Dare di matto in strada, gridare «se non ti inginocchi ti sparo e racconto a tutti quello che mi hai chiesto» a chi ti ha appena detto «me te compro» non è un'ordinaria lite sul calcio, come l'interessato ancora sostiene. E se lo fosse, sarebbe perfino più grave, per la sproprozione tra argomento e toni, che se non si trattasse invece di una questione di soldi e polizze assicurative da far sottoscrivere al Campidoglio, come molti sospettano. Ruberti è bravo ma fumantino, è cosa nota. Questa è la giustificazione del partito locale. Però i fumantini che si ispirano anche solo nei modi a Tony Montana, il criminale interpretato da Al Pacino in Scarface, andrebbero allontanati a prescindere da un'organizzazione che ha l'ambizione di guidare un Paese, non ricoperti di responsabilità e incarichi.

NON SALVATE IL SINDACO - Siamo a Roma, la città dove è nata la regola che la moglie di Cesare deve essere al di sopra di ogni sospetto. Ruberti è la moglie, il sindaco Gualtieri è Cesare. Non bastano le dimissioni della consorte per chiudere la vicenda. Un energumeno simile non può essere messo in tasca e poi far finta di niente, parafrasando un'infelice battuta di D'Alema su Brunetta. Se non ti inginocchi racconto tutto, minacciava l'orco, rivolto a un candidato dem al parlamento e a una consigliera comunale. Ci inginocchiamo noi, se è questo il problema, ma ora l'ex capo di gabinetto vuoti il sacco. Davanti a tutti e subito, non solo quando le elezioni saranno passate e lui sarà costretto davanti ai pm. La colpa di Letta, nella questione, è aver lasciato che il Pd romano rimanesse un organo autonomo dentro il corpaccione dem, con proprie regole, pratiche lottizzatorie e potentati. L'organo ora è divorato dal cancro dell'avidità, dell'arroganza e dell'impunità e le sue metastasi già si vedono nell'intero partito.

 

 

Una sfiga tira l'altra, non c'è altra spiegazione. Letta ha sbagliato tutto fin dall'inizio in questa campagna elettorale e qualcuno, probabile che sia un nemico interno, ha avuto la pazienza di conservare il video incriminato per due mesi, per tirarlo fuori quando faceva più male.
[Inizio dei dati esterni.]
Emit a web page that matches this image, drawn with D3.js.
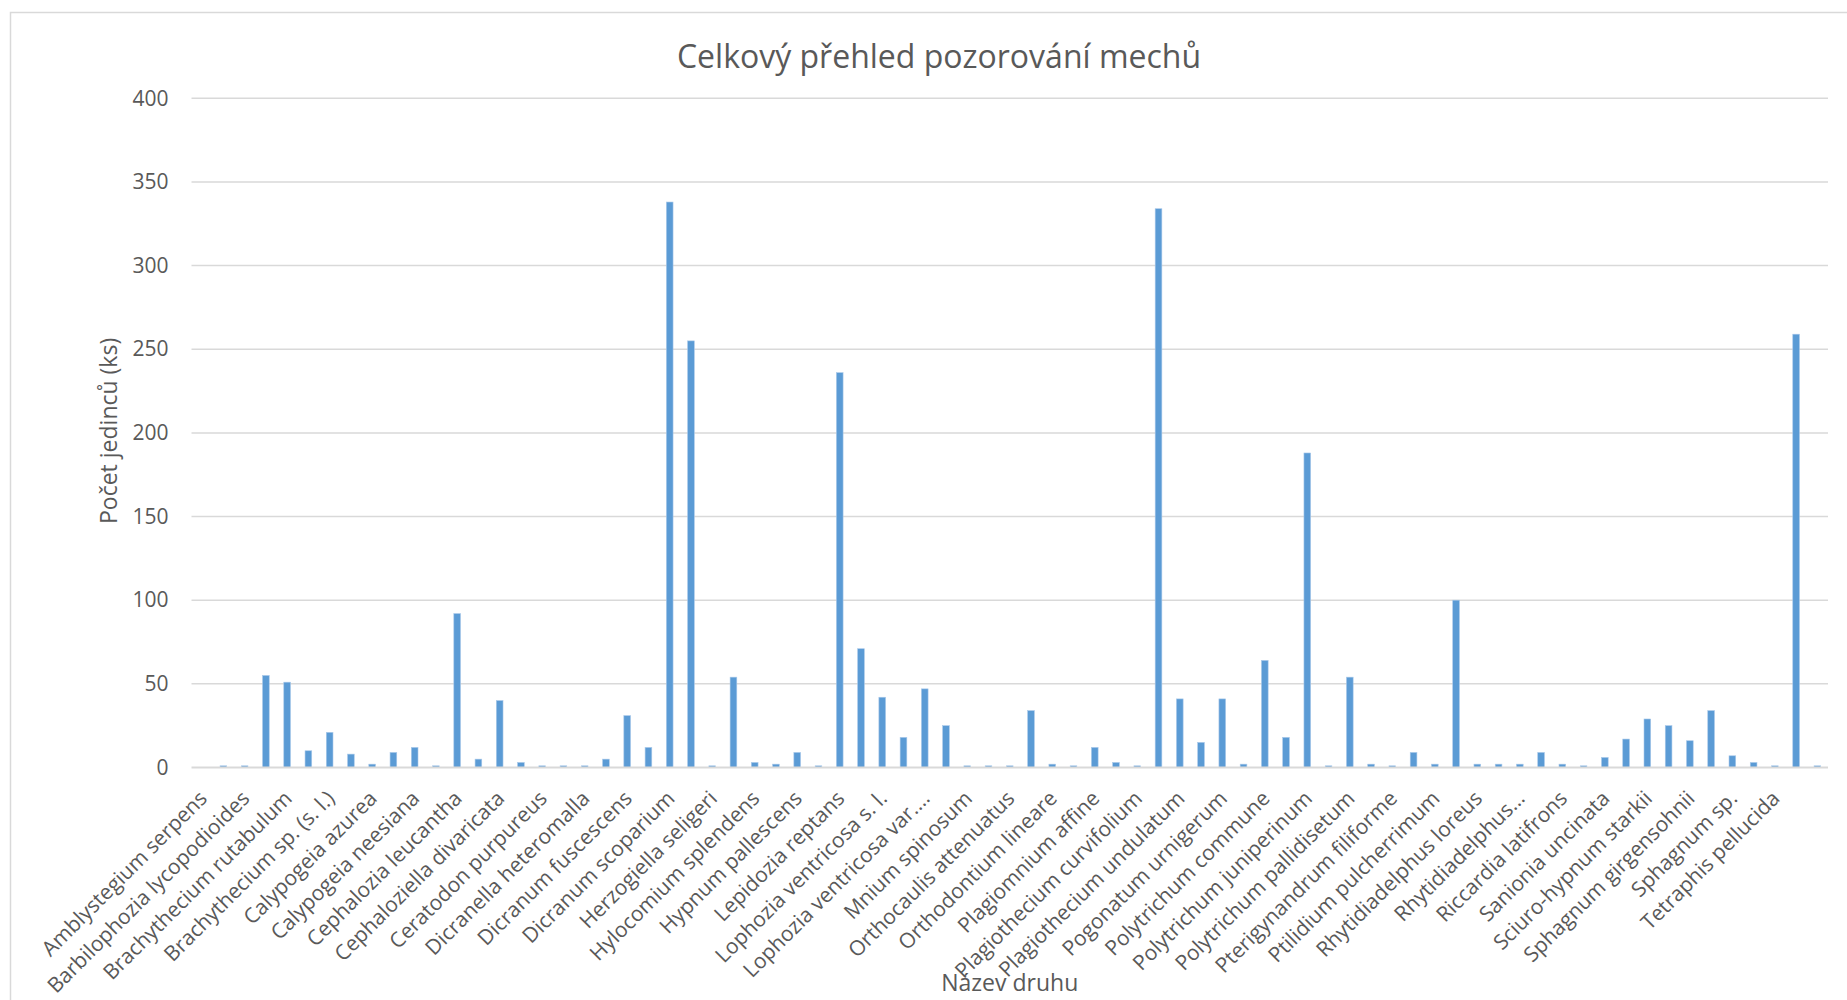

Il segretario ha impostato la campagna elettorale su difesa dell'Agenda Draghi e levata di scudi generale contro il pericolo centrodestra e ha tagliato i ponti con i grillini, colpevoli di aver fatto cadere il governo, per stringere un'alleanza con Calenda.

ARGOMENTI DEBOLI - Poi però si è accorto che gli argomenti erano deboli: Draghi ha fatto sapere di non aver nessuna agenda, dell'uomo nero nel nostro Paese nessuno ha più paura, la guerra sta sulle scatole agli elettori più della Russia e il binomio caro bollette e inflazione non rende percepibili all'italiano medio i miracoli dell'ex premier. C'è voluto poco anche per Letta a quel punto per capire che la battaglia per battere il centrodestra era persa in partenza. L'ex premier ha quindi puntato sul richiamo della foresta, barra tutta a sinistra, per diventare il primo partito in Italia, in modo da non farsi cacciare almeno per un po' anche in caso di sconfitta elettorale. Largo a Fratoianni e Verdi, anche al prezzo di sacrificare alle loro truppe qualche seggio sicuro e qualche deputato dem di provata fede e lunga militanza. Ed è così che ha perso Calenda, che si è andato ad alleare con Renzi, lasciando il Pd solo con Di Maio e pochi altri sfigati. A quel punto, il capolavoro delle liste: retromarcia sui progressi progressisti del Pd renziano e spazio solo ad amici e nostalgici Ds, con l'innesto di qualche giovane che, se avesse fatto in tempo, si sarebbe iscritto al Pci, come fece l'attuale ministro del Lavoro e capobastone dem, Orlando, pochi mesi prima che il partito si sciogliesse. Fatali le conseguenze: ritrovarsi in lista piccoli antisemiti e qualche mela marcia del sistema capitolin-laziale democratico. In attesa che lo facciano il deputato mancato (perché costretto al ritiro dallo scandalo) Francesco De Angelis e il fratello Vladimiro, su vibrante invito del fumantino hooligan Ruperti, per ora in ginocchio c'è Letta. E dopo il 25 settembre la mannaia di qualche suo candidato gli mozzerà il capo.